Несмотря на трудности и тяжелую зимовку, «Бельжика» собрала метеорологические и географические сведения, которые заинтересовали ученый мир. В газетах говорилось о приближающемся Международном географическом конгрессе в Берлине, на котором предполагалось организовать несколько экспедиций в Антарктику. Друзья спрашивали Амундсена, поедет ли он на этот конгресс.
Он отвечал уклончиво.
Лето 1899 года. Садик в пригороде Христиании. Два человека, сидящие в креслах, ведут неторопливую беседу. Оба они норвежцы, люди атлетического сложения. Голубоглазый – Фритьоф Нансен, сероглазый – Руал Амундсен. Нансену всего тридцать восемь лет, но его имя известно всему миру; его только что назначили профессором университета Христиании.
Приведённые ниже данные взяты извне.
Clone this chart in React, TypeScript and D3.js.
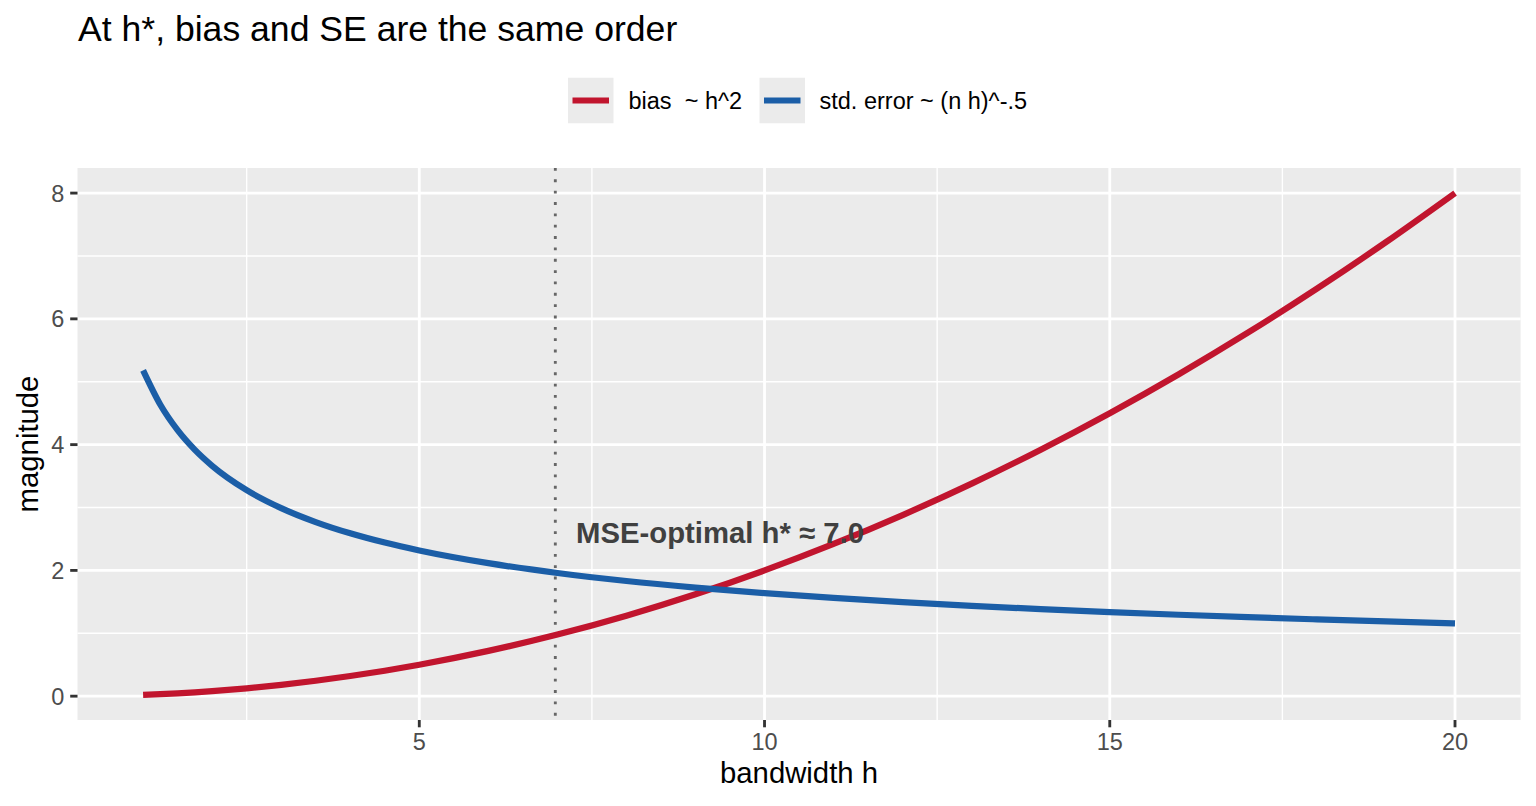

Руалу Амундсену исполнилось двадцать семь лет, его имя стало известно широкой публике лишь по возвращении «Бельжики». Он сообщает Нансену, что «пока» Антарктика не интересует его.
– Мне хочется заняться изучением смещения Северного магнитного полюса, а одновременно связать Атлантику с Тихим океаном с помощью Северо-Западного прохода.
Амундсен говорил о проекте как о чем-то легком. Нансен ответил, что будет рад, если его предприятие завершится успешно.
– У вас есть деньги?
– Вложу все, что осталось от наследства родителей. Может, с помощью нескольких рекомендаций удастся получить кредит от государства.
– Что вам известно о смещении магнитного полюса?
– Почти ничего. Надо учиться.
Нансен написал рекомендательное письмо профессору Георгу фон Неймайеру, директору Гамбургской обсерватории.
– Отправляйтесь к нему, когда будет время.
В Гамбурге Амундсен снял в бедном квартале самую дешевую комнату. Полгода Неймайер знакомил его со всеми работами, посвященными Северному магнитному полюсу. Амундсен стажировался в обсерваториях Вильгельмсгартена и Потсдама.
– Мне кажется, – сказал он по возвращении, – я кое-что узнал.
Бывший студент-медик, бывший матрос промыслового судна, получивший диплом капитана дальнего плавания, и он же полярный исследователь усваивал знания с невероятной легкостью. Оставался открытым вопрос, где достать денег. Амундсен снял со своего счета все деньги, занял у братьев и у знакомых.